--- Given information ---
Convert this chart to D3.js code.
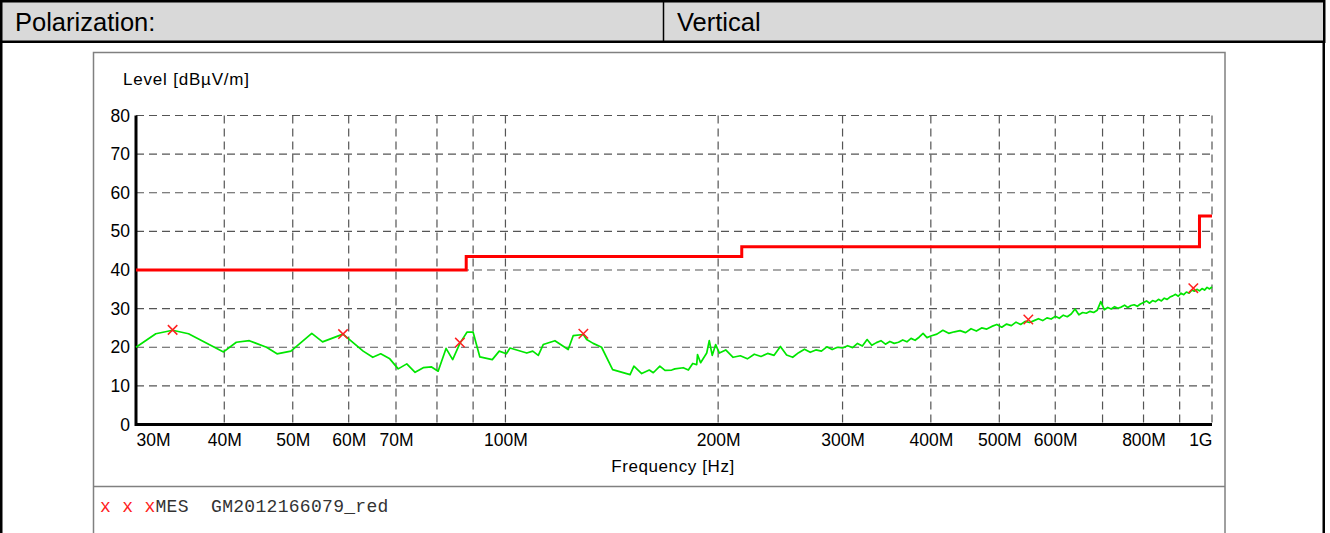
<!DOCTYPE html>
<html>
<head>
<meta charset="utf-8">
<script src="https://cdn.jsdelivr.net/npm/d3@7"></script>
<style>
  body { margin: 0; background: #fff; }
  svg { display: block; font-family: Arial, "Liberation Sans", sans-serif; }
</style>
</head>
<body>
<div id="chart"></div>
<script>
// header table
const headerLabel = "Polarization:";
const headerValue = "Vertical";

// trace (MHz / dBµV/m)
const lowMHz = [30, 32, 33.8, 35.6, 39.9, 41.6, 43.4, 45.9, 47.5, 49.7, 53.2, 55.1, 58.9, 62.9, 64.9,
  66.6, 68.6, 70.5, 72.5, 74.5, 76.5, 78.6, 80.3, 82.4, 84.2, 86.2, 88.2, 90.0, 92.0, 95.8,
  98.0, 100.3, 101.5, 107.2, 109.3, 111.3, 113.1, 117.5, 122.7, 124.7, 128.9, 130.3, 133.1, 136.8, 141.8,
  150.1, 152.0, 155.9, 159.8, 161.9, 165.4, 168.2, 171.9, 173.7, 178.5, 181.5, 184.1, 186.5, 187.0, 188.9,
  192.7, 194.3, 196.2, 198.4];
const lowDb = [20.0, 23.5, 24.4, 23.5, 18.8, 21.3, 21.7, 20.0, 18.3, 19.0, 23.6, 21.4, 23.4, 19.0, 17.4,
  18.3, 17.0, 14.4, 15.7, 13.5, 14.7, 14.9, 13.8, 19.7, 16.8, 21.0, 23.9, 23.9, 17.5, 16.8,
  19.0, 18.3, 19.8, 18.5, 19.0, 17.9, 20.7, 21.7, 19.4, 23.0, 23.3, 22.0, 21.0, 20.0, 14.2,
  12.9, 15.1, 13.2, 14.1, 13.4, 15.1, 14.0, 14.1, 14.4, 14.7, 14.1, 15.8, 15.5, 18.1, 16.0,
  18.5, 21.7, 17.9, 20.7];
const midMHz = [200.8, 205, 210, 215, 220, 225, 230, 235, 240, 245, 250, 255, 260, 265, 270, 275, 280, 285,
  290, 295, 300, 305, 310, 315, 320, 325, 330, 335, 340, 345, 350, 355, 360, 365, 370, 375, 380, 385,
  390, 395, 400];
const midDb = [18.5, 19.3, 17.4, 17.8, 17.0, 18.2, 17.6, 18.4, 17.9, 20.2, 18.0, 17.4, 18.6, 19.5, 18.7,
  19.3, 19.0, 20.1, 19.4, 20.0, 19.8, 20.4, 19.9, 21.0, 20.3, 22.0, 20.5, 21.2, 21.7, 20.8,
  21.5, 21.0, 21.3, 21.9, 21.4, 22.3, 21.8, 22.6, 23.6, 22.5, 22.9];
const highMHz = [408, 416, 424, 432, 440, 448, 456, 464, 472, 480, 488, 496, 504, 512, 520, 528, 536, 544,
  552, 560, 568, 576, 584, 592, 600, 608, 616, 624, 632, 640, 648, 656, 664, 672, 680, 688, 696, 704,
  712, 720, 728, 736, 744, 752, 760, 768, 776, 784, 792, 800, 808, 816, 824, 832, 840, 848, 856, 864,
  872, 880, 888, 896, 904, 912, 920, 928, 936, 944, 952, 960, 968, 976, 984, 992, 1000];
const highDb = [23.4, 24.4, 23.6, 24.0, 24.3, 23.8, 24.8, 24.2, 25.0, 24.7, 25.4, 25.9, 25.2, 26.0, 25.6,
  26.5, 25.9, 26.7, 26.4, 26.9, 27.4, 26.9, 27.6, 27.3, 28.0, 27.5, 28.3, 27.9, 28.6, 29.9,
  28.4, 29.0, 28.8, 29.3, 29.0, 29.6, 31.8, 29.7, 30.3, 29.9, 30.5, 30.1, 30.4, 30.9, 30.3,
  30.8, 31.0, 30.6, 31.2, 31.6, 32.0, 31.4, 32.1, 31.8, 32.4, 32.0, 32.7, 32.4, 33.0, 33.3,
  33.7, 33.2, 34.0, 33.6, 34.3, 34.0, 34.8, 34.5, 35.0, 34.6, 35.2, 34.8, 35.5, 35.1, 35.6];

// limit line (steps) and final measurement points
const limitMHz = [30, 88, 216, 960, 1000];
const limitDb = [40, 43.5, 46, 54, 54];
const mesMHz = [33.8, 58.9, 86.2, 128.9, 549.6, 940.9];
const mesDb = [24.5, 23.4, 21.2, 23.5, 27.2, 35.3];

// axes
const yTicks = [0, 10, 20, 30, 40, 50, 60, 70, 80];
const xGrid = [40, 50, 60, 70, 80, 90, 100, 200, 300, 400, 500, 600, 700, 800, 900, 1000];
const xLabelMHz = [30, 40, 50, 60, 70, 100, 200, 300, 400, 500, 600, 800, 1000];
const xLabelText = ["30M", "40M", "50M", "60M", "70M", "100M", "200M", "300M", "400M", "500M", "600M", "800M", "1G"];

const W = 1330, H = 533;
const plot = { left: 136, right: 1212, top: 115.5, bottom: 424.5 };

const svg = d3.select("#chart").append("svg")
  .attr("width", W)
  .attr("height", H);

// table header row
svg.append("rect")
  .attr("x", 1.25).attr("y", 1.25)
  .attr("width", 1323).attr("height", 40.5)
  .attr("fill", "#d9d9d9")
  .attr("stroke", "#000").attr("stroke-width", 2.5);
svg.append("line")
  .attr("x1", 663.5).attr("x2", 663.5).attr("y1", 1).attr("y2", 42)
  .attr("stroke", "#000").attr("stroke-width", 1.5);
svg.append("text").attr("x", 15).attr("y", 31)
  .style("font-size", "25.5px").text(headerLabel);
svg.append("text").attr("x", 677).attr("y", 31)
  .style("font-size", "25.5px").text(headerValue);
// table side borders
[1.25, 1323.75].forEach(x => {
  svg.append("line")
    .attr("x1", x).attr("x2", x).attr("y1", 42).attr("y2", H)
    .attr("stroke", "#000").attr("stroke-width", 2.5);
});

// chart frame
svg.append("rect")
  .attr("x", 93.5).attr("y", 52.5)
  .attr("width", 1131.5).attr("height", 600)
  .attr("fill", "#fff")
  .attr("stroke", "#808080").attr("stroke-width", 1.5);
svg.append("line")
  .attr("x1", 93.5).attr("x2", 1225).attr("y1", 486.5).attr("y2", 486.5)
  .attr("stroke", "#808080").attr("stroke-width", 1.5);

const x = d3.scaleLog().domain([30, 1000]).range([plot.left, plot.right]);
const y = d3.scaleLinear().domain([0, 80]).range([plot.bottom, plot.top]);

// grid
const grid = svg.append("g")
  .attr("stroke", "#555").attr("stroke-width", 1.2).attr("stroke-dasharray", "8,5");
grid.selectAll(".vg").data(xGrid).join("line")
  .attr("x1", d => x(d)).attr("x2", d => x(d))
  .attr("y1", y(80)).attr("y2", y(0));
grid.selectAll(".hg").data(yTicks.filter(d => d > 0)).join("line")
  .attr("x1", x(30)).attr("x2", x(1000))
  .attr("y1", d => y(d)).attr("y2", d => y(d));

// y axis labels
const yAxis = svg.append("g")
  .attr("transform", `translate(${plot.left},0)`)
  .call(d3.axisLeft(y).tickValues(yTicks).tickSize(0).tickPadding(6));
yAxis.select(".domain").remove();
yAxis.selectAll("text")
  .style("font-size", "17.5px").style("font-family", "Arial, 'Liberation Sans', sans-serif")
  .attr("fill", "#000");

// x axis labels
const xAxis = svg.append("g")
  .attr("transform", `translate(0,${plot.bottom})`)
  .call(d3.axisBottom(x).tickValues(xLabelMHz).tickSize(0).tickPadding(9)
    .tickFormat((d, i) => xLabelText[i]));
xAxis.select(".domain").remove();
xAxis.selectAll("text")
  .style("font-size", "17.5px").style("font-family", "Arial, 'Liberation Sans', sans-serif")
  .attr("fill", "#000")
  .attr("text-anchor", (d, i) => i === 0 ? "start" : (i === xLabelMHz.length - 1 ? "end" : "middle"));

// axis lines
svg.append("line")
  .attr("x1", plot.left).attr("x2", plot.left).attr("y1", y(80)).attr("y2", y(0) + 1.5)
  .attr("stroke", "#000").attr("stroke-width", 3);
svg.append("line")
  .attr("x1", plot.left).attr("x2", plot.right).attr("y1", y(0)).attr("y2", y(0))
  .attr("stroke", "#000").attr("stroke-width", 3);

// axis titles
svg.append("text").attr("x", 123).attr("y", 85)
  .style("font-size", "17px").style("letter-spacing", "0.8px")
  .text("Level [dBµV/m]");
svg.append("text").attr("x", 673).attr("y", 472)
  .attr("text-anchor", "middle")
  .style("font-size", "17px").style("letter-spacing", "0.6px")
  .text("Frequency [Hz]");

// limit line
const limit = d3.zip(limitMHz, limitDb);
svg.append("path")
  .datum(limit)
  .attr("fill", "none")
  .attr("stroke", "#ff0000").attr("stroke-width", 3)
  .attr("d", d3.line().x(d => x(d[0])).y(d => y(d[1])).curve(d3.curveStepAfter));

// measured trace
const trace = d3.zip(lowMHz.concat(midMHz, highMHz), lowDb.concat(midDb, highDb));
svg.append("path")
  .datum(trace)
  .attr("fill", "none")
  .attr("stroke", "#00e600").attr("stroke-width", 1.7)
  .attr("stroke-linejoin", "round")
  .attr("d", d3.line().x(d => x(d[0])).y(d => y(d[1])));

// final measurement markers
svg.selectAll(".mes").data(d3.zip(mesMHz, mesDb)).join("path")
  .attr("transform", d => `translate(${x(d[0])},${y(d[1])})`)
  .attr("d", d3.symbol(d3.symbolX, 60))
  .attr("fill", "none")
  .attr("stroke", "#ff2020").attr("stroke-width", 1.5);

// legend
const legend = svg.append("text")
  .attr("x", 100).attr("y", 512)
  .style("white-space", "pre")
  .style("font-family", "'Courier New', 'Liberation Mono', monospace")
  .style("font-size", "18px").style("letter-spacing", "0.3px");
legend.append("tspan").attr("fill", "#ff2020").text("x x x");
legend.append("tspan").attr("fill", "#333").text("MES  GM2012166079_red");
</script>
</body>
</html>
---
--- Given information ---
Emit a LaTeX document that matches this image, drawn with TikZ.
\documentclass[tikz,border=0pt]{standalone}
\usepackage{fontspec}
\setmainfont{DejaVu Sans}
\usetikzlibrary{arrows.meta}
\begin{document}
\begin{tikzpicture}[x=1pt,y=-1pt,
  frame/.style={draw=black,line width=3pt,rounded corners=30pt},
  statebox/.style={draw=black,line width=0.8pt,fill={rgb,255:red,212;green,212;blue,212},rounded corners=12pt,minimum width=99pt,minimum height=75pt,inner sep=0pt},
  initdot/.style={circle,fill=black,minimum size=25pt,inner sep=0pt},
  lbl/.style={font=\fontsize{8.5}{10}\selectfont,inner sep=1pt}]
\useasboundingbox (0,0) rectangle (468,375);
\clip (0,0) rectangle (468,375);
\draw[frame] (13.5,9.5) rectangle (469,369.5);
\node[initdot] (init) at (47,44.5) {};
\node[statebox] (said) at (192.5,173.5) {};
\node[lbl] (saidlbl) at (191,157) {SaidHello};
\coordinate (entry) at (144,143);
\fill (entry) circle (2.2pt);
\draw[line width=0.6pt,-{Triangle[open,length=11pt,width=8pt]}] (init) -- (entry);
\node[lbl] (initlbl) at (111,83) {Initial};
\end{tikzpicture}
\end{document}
---
- Task statement: Copy each line of the listing that holds the word "this".

- Right answer:
Convert this chart to D3.js code.
Emit a LaTeX document that matches this image, drawn with TikZ.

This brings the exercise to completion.